**Aim**
Repeat the listing word for word. No pictures belong in the copy.

**Dataset section**

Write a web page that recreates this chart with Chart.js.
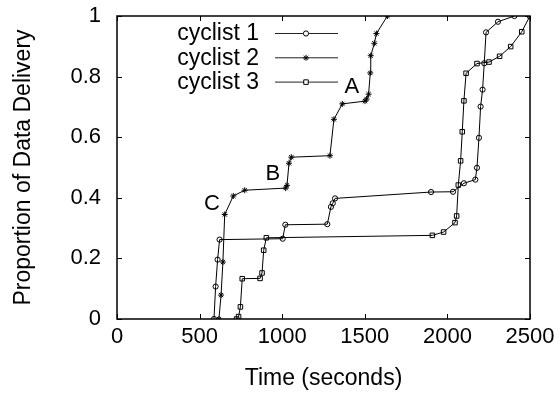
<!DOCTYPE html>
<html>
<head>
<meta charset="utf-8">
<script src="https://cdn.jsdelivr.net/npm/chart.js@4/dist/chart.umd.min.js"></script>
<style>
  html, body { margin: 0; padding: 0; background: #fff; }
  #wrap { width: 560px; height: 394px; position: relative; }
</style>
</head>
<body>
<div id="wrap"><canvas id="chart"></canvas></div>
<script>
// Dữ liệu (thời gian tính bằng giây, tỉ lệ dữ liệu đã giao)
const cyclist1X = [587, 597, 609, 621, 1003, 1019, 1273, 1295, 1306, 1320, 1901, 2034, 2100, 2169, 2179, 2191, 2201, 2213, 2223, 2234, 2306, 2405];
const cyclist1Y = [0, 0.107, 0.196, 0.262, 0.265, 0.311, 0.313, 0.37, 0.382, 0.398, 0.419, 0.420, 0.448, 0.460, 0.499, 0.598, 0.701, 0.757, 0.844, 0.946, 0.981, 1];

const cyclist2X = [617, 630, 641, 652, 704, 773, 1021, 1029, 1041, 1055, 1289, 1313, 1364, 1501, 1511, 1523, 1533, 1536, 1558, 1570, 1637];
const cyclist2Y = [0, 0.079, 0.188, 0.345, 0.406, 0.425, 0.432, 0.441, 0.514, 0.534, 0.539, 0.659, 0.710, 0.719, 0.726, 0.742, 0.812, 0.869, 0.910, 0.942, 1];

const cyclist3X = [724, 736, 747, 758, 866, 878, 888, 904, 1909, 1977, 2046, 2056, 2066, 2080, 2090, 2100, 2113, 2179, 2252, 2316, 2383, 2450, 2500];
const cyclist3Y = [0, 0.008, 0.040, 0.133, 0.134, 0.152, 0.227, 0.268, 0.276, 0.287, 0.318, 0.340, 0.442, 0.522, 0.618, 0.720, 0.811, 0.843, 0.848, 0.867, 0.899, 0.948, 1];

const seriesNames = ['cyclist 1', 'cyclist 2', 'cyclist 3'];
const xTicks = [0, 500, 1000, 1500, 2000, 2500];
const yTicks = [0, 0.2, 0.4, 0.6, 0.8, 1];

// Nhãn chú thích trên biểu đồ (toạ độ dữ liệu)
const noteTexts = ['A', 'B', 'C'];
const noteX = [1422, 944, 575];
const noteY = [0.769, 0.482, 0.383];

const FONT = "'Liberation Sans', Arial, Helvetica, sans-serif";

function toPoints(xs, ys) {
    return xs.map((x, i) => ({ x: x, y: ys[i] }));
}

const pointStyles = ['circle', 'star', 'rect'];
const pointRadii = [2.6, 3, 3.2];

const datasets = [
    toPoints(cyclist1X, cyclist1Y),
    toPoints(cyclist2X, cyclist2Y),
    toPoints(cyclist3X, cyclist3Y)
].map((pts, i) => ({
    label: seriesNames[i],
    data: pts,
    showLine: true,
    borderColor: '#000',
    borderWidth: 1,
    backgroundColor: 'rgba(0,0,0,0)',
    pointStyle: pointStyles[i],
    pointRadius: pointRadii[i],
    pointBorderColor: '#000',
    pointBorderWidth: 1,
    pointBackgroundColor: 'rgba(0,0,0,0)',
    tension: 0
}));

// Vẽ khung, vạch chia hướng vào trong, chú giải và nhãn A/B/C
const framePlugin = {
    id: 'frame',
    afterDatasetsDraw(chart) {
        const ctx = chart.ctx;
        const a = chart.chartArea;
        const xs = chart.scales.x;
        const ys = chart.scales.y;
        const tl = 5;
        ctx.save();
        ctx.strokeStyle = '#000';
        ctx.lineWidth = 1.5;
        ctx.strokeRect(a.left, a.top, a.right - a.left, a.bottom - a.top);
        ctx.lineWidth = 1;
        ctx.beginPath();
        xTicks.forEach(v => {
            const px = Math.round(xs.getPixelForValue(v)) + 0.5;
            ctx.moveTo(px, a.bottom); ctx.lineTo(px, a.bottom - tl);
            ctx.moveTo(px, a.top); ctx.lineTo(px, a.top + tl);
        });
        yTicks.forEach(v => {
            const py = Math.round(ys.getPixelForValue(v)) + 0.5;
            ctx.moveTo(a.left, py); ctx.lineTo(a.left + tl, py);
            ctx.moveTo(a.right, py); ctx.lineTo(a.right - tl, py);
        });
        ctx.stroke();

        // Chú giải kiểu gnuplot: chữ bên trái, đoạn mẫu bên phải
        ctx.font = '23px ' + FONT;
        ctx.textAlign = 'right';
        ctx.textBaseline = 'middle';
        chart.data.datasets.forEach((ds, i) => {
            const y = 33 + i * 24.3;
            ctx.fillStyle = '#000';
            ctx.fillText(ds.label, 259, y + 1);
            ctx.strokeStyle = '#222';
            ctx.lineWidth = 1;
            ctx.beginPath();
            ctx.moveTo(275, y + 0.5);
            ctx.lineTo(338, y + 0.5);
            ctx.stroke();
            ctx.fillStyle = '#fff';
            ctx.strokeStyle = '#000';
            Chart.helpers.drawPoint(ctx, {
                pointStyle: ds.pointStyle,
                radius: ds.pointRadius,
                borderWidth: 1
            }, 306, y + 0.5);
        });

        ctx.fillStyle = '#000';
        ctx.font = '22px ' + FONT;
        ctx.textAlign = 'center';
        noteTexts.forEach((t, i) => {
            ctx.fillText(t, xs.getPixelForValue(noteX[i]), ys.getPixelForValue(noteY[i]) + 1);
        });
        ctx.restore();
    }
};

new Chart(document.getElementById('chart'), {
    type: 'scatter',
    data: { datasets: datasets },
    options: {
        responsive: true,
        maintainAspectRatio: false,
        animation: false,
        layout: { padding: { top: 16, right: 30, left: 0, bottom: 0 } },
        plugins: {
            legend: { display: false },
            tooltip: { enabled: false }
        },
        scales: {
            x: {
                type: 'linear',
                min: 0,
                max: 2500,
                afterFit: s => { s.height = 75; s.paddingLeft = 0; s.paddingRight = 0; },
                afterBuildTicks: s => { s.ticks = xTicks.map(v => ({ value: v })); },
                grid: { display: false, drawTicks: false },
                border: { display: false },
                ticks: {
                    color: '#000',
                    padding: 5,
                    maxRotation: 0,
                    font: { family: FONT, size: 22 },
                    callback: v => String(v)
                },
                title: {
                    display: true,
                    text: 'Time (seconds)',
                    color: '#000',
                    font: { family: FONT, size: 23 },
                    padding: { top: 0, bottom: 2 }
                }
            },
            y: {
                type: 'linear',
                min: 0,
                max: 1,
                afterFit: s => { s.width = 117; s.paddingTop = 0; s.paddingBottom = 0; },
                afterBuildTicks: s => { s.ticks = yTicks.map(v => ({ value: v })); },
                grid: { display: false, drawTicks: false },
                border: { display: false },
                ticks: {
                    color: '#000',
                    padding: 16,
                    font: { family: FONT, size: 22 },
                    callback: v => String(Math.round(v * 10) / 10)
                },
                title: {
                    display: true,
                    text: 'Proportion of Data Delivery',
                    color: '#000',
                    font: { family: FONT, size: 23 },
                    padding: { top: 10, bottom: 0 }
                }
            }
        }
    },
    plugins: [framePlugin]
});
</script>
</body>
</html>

**Exercise output**
Write a web page that recreates this chart with Chart.js.
<!DOCTYPE html>
<html>
<head>
<meta charset="utf-8">
<script src="https://cdn.jsdelivr.net/npm/chart.js@4/dist/chart.umd.min.js"></script>
<style>
  html, body { margin: 0; padding: 0; background: #fff; }
  #wrap { width: 560px; height: 394px; position: relative; }
</style>
</head>
<body>
<div id="wrap"><canvas id="chart"></canvas></div>
<script>
// Dữ liệu (thời gian tính bằng giây, tỉ lệ dữ liệu đã giao)
const cyclist1X = [587, 597, 609, 621, 1003, 1019, 1273, 1295, 1306, 1320, 1901, 2034, 2100, 2169, 2179, 2191, 2201, 2213, 2223, 2234, 2306, 2405];
const cyclist1Y = [0, 0.107, 0.196, 0.262, 0.265, 0.311, 0.313, 0.37, 0.382, 0.398, 0.419, 0.420, 0.448, 0.460, 0.499, 0.598, 0.701, 0.757, 0.844, 0.946, 0.981, 1];

const cyclist2X = [617, 630, 641, 652, 704, 773, 1021, 1029, 1041, 1055, 1289, 1313, 1364, 1501, 1511, 1523, 1533, 1536, 1558, 1570, 1637];
const cyclist2Y = [0, 0.079, 0.188, 0.345, 0.406, 0.425, 0.432, 0.441, 0.514, 0.534, 0.539, 0.659, 0.710, 0.719, 0.726, 0.742, 0.812, 0.869, 0.910, 0.942, 1];

const cyclist3X = [724, 736, 747, 758, 866, 878, 888, 904, 1909, 1977, 2046, 2056, 2066, 2080, 2090, 2100, 2113, 2179, 2252, 2316, 2383, 2450, 2500];
const cyclist3Y = [0, 0.008, 0.040, 0.133, 0.134, 0.152, 0.227, 0.268, 0.276, 0.287, 0.318, 0.340, 0.442, 0.522, 0.618, 0.720, 0.811, 0.843, 0.848, 0.867, 0.899, 0.948, 1];

const seriesNames = ['cyclist 1', 'cyclist 2', 'cyclist 3'];
const xTicks = [0, 500, 1000, 1500, 2000, 2500];
const yTicks = [0, 0.2, 0.4, 0.6, 0.8, 1];

// Nhãn chú thích trên biểu đồ (toạ độ dữ liệu)
const noteTexts = ['A', 'B', 'C'];
const noteX = [1422, 944, 575];
const noteY = [0.769, 0.482, 0.383];

const FONT = "'Liberation Sans', Arial, Helvetica, sans-serif";

function toPoints(xs, ys) {
    return xs.map((x, i) => ({ x: x, y: ys[i] }));
}

const pointStyles = ['circle', 'star', 'rect'];
const pointRadii = [2.6, 3, 3.2];

const datasets = [
    toPoints(cyclist1X, cyclist1Y),
    toPoints(cyclist2X, cyclist2Y),
    toPoints(cyclist3X, cyclist3Y)
].map((pts, i) => ({
    label: seriesNames[i],
    data: pts,
    showLine: true,
    borderColor: '#000',
    borderWidth: 1,
    backgroundColor: 'rgba(0,0,0,0)',
    pointStyle: pointStyles[i],
    pointRadius: pointRadii[i],
    pointBorderColor: '#000',
    pointBorderWidth: 1,
    pointBackgroundColor: 'rgba(0,0,0,0)',
    tension: 0
}));

// Vẽ khung, vạch chia hướng vào trong, chú giải và nhãn A/B/C
const framePlugin = {
    id: 'frame',
    afterDatasetsDraw(chart) {
        const ctx = chart.ctx;
        const a = chart.chartArea;
        const xs = chart.scales.x;
        const ys = chart.scales.y;
        const tl = 5;
        ctx.save();
        ctx.strokeStyle = '#000';
        ctx.lineWidth = 1.5;
        ctx.strokeRect(a.left, a.top, a.right - a.left, a.bottom - a.top);
        ctx.lineWidth = 1;
        ctx.beginPath();
        xTicks.forEach(v => {
            const px = Math.round(xs.getPixelForValue(v)) + 0.5;
            ctx.moveTo(px, a.bottom); ctx.lineTo(px, a.bottom - tl);
            ctx.moveTo(px, a.top); ctx.lineTo(px, a.top + tl);
        });
        yTicks.forEach(v => {
            const py = Math.round(ys.getPixelForValue(v)) + 0.5;
            ctx.moveTo(a.left, py); ctx.lineTo(a.left + tl, py);
            ctx.moveTo(a.right, py); ctx.lineTo(a.right - tl, py);
        });
        ctx.stroke();

        // Chú giải kiểu gnuplot: chữ bên trái, đoạn mẫu bên phải
        ctx.font = '23px ' + FONT;
        ctx.textAlign = 'right';
        ctx.textBaseline = 'middle';
        chart.data.datasets.forEach((ds, i) => {
            const y = 33 + i * 24.3;
            ctx.fillStyle = '#000';
            ctx.fillText(ds.label, 259, y + 1);
            ctx.strokeStyle = '#222';
            ctx.lineWidth = 1;
            ctx.beginPath();
            ctx.moveTo(275, y + 0.5);
            ctx.lineTo(338, y + 0.5);
            ctx.stroke();
            ctx.fillStyle = '#fff';
            ctx.strokeStyle = '#000';
            Chart.helpers.drawPoint(ctx, {
                pointStyle: ds.pointStyle,
                radius: ds.pointRadius,
                borderWidth: 1
            }, 306, y + 0.5);
        });

        ctx.fillStyle = '#000';
        ctx.font = '22px ' + FONT;
        ctx.textAlign = 'center';
        noteTexts.forEach((t, i) => {
            ctx.fillText(t, xs.getPixelForValue(noteX[i]), ys.getPixelForValue(noteY[i]) + 1);
        });
        ctx.restore();
    }
};

new Chart(document.getElementById('chart'), {
    type: 'scatter',
    data: { datasets: datasets },
    options: {
        responsive: true,
        maintainAspectRatio: false,
        animation: false,
        layout: { padding: { top: 16, right: 30, left: 0, bottom: 0 } },
        plugins: {
            legend: { display: false },
            tooltip: { enabled: false }
        },
        scales: {
            x: {
                type: 'linear',
                min: 0,
                max: 2500,
                afterFit: s => { s.height = 75; s.paddingLeft = 0; s.paddingRight = 0; },
                afterBuildTicks: s => { s.ticks = xTicks.map(v => ({ value: v })); },
                grid: { display: false, drawTicks: false },
                border: { display: false },
                ticks: {
                    color: '#000',
                    padding: 5,
                    maxRotation: 0,
                    font: { family: FONT, size: 22 },
                    callback: v => String(v)
                },
                title: {
                    display: true,
                    text: 'Time (seconds)',
                    color: '#000',
                    font: { family: FONT, size: 23 },
                    padding: { top: 0, bottom: 2 }
                }
            },
            y: {
                type: 'linear',
                min: 0,
                max: 1,
                afterFit: s => { s.width = 117; s.paddingTop = 0; s.paddingBottom = 0; },
                afterBuildTicks: s => { s.ticks = yTicks.map(v => ({ value: v })); },
                grid: { display: false, drawTicks: false },
                border: { display: false },
                ticks: {
                    color: '#000',
                    padding: 16,
                    font: { family: FONT, size: 22 },
                    callback: v => String(Math.round(v * 10) / 10)
                },
                title: {
                    display: true,
                    text: 'Proportion of Data Delivery',
                    color: '#000',
                    font: { family: FONT, size: 23 },
                    padding: { top: 10, bottom: 0 }
                }
            }
        }
    },
    plugins: [framePlugin]
});
</script>
</body>
</html>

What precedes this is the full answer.